Data extracted from a collection

═══

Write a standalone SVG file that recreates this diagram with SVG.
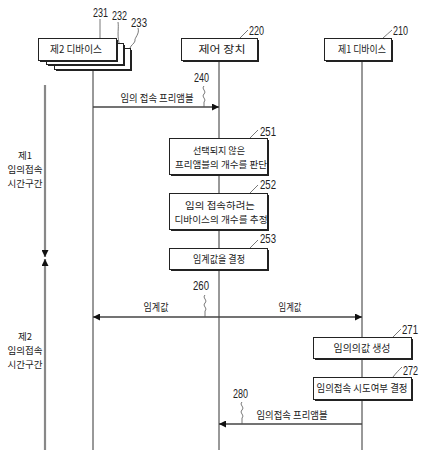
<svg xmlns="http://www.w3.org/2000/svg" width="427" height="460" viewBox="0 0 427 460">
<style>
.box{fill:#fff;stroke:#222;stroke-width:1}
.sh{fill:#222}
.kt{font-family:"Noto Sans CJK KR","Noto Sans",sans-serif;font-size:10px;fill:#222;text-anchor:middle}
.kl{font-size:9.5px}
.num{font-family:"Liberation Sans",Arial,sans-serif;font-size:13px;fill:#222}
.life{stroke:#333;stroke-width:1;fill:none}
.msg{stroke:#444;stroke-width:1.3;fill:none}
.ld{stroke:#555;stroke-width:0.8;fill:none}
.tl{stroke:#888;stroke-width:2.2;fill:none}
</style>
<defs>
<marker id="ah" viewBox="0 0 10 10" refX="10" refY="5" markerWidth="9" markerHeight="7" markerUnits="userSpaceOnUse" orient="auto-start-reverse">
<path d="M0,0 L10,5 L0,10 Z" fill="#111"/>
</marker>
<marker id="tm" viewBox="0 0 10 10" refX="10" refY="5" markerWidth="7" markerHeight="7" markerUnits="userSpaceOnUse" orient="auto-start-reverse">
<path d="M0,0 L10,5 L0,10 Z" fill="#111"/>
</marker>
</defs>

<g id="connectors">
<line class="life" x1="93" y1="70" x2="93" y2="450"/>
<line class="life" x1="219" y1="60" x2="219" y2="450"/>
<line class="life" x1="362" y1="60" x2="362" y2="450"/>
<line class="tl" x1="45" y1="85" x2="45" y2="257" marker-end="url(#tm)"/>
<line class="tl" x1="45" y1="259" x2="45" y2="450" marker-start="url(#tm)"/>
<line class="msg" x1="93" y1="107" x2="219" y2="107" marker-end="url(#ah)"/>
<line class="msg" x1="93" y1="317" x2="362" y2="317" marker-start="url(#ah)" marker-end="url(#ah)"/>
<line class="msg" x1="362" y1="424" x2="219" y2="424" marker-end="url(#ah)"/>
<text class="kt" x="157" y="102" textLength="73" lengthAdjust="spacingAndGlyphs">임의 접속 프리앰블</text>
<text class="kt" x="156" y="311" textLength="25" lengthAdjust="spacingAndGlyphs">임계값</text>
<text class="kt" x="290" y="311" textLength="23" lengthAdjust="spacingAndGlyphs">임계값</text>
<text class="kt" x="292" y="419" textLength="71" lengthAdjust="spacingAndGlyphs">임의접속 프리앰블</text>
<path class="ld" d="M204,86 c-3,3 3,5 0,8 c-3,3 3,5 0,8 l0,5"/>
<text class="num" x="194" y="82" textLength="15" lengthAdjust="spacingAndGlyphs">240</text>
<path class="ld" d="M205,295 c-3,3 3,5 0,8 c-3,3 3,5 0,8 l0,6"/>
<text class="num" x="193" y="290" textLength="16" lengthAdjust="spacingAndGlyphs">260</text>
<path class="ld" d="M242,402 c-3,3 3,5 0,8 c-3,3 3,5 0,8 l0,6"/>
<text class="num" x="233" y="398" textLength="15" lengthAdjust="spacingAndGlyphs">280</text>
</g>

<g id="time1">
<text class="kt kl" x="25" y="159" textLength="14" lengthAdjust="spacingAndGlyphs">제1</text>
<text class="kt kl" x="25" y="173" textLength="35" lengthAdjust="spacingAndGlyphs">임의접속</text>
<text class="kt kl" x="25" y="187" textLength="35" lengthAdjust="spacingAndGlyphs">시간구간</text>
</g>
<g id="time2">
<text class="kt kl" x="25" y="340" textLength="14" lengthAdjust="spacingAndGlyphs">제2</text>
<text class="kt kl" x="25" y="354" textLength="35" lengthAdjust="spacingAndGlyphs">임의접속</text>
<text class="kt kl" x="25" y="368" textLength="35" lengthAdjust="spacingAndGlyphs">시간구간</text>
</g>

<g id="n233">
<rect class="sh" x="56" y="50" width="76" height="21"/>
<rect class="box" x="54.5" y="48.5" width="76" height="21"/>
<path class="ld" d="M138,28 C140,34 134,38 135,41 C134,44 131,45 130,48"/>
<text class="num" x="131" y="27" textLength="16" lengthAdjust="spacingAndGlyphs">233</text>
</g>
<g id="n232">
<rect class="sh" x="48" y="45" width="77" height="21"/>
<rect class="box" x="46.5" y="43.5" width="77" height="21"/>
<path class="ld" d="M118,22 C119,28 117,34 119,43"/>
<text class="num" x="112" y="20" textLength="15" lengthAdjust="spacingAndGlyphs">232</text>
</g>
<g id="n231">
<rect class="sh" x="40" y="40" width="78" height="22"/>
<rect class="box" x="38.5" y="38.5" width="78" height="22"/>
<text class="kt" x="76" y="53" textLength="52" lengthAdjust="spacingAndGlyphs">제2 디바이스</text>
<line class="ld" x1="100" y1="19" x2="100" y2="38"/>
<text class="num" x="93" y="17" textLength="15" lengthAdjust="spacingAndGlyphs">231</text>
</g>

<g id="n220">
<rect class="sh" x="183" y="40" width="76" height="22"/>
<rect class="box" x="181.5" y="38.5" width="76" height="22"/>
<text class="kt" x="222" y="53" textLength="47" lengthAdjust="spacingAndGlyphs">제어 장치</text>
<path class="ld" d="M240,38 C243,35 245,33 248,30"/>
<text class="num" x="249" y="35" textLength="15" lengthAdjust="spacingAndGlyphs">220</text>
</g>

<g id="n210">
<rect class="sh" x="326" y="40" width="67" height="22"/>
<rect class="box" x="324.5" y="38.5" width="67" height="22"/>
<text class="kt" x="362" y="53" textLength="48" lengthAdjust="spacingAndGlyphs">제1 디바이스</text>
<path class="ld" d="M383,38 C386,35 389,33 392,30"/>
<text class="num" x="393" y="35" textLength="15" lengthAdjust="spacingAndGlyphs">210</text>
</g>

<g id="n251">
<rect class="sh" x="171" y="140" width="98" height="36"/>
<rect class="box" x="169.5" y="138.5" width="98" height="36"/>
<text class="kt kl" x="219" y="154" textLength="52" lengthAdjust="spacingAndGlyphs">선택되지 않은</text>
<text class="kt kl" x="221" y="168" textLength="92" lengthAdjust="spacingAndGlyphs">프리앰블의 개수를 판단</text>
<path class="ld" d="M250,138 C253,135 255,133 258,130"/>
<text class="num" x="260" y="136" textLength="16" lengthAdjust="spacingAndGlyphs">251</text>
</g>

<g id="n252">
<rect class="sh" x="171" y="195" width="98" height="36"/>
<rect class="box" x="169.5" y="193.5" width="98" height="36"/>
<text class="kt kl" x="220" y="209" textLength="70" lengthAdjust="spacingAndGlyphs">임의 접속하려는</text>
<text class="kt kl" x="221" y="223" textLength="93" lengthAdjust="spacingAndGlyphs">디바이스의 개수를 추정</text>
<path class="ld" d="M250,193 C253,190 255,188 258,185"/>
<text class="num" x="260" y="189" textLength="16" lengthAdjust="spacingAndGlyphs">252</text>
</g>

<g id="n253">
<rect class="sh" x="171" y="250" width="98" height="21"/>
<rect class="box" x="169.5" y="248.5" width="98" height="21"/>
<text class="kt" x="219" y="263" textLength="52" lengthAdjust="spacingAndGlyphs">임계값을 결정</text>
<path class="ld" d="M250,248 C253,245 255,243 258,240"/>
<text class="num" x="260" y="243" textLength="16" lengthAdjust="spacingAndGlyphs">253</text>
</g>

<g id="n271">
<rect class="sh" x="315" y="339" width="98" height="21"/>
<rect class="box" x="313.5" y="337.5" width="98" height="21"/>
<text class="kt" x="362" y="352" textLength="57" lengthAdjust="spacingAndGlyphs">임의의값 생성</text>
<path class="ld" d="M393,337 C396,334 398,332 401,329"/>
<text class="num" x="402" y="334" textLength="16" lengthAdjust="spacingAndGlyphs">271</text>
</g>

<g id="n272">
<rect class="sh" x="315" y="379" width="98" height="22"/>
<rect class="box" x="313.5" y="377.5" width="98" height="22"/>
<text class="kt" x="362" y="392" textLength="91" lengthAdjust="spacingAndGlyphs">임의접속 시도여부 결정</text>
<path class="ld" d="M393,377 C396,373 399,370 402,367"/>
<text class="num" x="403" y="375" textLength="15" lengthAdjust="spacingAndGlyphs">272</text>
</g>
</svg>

═══

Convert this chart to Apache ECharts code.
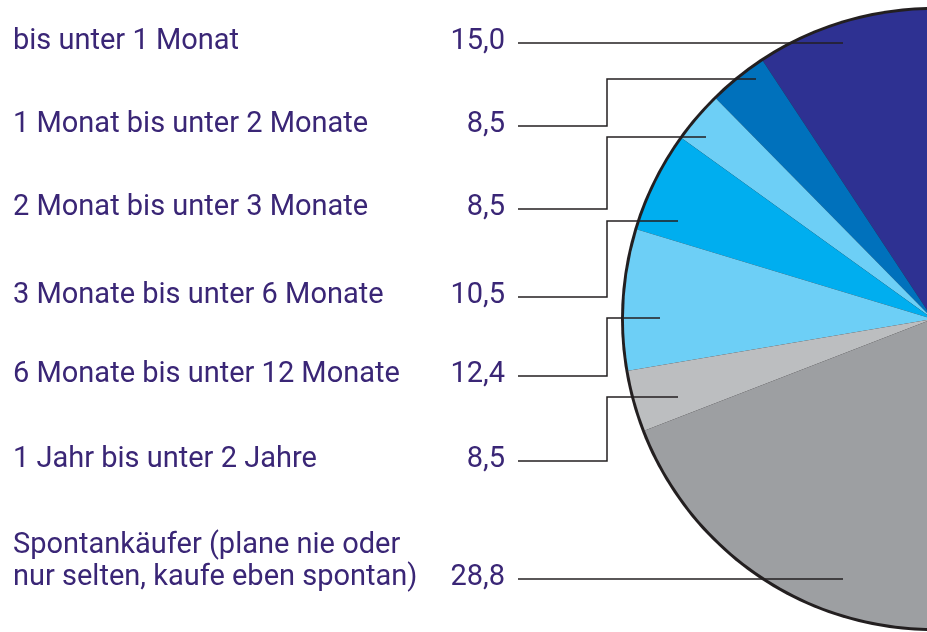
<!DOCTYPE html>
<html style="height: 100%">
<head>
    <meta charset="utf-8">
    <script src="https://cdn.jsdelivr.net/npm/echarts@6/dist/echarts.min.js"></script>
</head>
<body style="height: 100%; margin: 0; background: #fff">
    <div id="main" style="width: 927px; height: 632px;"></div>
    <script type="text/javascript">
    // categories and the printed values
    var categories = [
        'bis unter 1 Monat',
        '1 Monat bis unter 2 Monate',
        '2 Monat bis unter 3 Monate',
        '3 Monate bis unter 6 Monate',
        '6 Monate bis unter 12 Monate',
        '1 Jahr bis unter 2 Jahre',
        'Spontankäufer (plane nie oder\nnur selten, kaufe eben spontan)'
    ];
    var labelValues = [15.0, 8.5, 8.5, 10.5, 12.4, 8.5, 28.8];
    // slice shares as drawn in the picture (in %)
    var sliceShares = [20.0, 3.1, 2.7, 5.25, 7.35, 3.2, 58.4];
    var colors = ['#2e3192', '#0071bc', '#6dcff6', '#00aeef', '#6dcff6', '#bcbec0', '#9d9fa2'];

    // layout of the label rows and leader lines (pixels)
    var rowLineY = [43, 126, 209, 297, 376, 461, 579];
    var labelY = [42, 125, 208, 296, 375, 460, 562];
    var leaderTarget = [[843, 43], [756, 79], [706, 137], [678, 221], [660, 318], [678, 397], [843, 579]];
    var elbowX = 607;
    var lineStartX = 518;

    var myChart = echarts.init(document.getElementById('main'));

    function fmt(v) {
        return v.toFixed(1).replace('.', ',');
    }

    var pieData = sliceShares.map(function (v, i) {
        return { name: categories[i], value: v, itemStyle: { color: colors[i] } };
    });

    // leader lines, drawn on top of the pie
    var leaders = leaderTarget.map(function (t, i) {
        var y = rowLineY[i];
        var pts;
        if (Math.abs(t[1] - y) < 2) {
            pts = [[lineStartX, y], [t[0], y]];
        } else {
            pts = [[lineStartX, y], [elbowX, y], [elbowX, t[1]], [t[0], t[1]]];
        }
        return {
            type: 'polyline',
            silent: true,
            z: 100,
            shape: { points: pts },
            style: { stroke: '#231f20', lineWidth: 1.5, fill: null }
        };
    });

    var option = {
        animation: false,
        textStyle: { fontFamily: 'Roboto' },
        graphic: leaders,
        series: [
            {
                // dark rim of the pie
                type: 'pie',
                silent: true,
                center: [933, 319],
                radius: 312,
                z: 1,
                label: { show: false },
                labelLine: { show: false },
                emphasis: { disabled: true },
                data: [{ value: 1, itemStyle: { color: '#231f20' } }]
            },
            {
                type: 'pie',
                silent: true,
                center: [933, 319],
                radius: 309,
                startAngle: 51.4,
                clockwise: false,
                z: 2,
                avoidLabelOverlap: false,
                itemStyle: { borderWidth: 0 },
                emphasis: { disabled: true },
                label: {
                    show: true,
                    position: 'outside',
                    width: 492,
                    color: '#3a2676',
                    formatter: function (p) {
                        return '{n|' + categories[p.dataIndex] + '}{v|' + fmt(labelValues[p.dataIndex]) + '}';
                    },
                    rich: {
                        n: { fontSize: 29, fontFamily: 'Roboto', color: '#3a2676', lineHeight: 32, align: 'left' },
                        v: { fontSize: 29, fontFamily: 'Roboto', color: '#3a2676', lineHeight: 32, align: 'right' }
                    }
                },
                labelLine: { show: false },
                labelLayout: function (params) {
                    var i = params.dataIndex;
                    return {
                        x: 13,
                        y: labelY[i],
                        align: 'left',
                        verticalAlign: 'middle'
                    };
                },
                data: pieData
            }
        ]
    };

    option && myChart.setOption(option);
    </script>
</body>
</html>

═══

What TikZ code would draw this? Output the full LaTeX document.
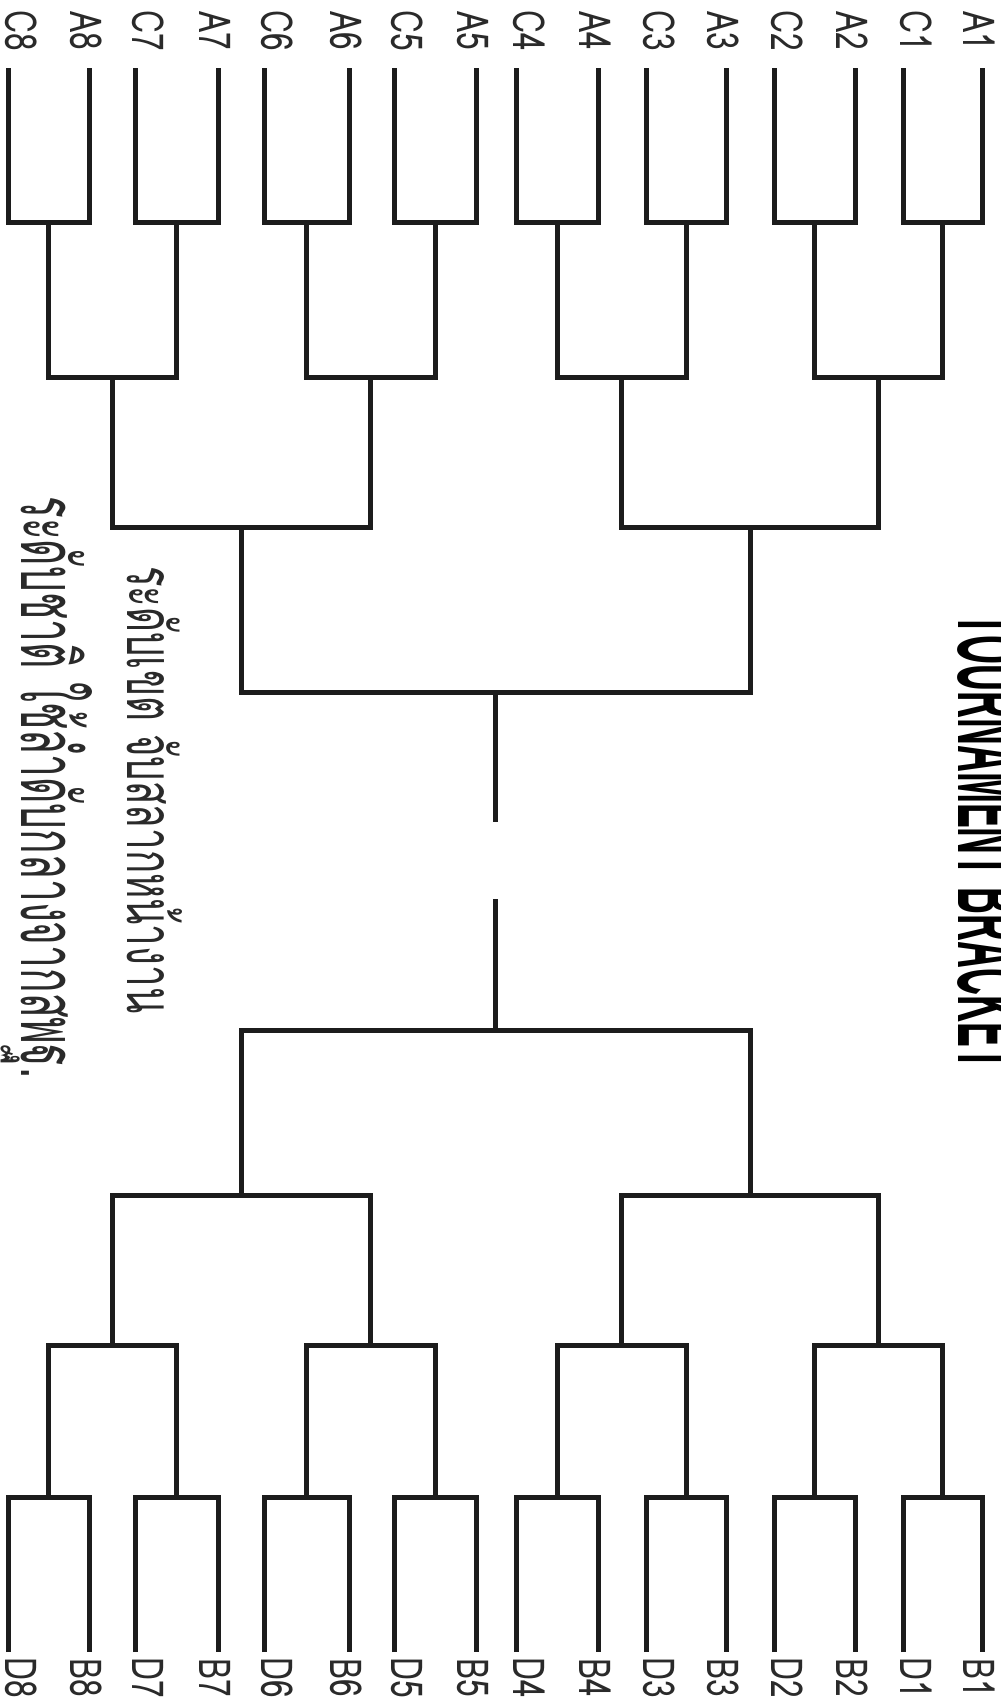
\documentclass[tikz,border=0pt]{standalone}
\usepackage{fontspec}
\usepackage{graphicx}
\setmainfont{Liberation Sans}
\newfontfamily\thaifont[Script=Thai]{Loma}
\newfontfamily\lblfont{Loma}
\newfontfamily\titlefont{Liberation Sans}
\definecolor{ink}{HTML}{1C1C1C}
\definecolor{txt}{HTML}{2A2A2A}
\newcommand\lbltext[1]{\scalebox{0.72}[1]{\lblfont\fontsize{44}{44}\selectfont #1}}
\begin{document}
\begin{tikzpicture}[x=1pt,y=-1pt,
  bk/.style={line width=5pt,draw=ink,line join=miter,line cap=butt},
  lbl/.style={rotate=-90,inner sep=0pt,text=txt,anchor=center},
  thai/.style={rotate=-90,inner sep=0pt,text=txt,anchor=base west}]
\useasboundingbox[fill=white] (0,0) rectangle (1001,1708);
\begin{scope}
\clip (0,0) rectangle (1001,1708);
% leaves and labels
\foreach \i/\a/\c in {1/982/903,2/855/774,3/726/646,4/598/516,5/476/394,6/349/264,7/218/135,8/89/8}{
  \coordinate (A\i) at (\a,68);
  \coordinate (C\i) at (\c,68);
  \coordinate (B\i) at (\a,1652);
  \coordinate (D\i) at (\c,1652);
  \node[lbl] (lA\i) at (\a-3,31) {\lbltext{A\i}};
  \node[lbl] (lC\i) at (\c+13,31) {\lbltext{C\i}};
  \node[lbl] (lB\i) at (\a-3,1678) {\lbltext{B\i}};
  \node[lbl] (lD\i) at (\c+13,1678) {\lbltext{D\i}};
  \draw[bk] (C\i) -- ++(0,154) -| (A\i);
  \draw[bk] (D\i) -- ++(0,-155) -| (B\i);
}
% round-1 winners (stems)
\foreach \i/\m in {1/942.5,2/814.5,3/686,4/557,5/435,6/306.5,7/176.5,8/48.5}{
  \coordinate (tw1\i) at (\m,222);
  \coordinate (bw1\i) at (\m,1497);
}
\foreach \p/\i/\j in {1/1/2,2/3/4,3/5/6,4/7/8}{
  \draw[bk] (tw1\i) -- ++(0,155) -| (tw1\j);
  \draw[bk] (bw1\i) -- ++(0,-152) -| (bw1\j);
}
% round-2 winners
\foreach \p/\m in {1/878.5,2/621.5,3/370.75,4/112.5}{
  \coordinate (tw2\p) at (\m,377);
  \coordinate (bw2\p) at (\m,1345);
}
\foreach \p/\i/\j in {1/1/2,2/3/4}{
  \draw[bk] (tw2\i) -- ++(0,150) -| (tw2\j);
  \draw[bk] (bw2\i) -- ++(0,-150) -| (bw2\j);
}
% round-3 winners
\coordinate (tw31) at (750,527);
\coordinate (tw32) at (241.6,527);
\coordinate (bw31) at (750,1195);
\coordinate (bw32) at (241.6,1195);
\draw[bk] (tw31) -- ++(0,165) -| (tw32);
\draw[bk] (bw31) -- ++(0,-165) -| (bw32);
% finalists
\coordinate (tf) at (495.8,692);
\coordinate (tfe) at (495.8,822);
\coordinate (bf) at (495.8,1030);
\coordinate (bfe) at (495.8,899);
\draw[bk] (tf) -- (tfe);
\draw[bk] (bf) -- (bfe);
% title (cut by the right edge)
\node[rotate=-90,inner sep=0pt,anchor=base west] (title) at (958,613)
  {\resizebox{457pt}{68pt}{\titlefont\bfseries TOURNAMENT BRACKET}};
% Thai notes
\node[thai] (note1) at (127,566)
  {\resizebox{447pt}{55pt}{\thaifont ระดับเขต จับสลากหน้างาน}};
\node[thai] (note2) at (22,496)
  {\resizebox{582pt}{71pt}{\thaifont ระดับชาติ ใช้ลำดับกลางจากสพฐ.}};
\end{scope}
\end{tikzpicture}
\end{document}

═══

**INSTRUCTIONS TO FOLLOW**
Identify lines with the string "code". Copy each one.

**REPLY**
Convert this chart to Apache ECharts code.
What TikZ code would draw this? Output the full LaTeX document.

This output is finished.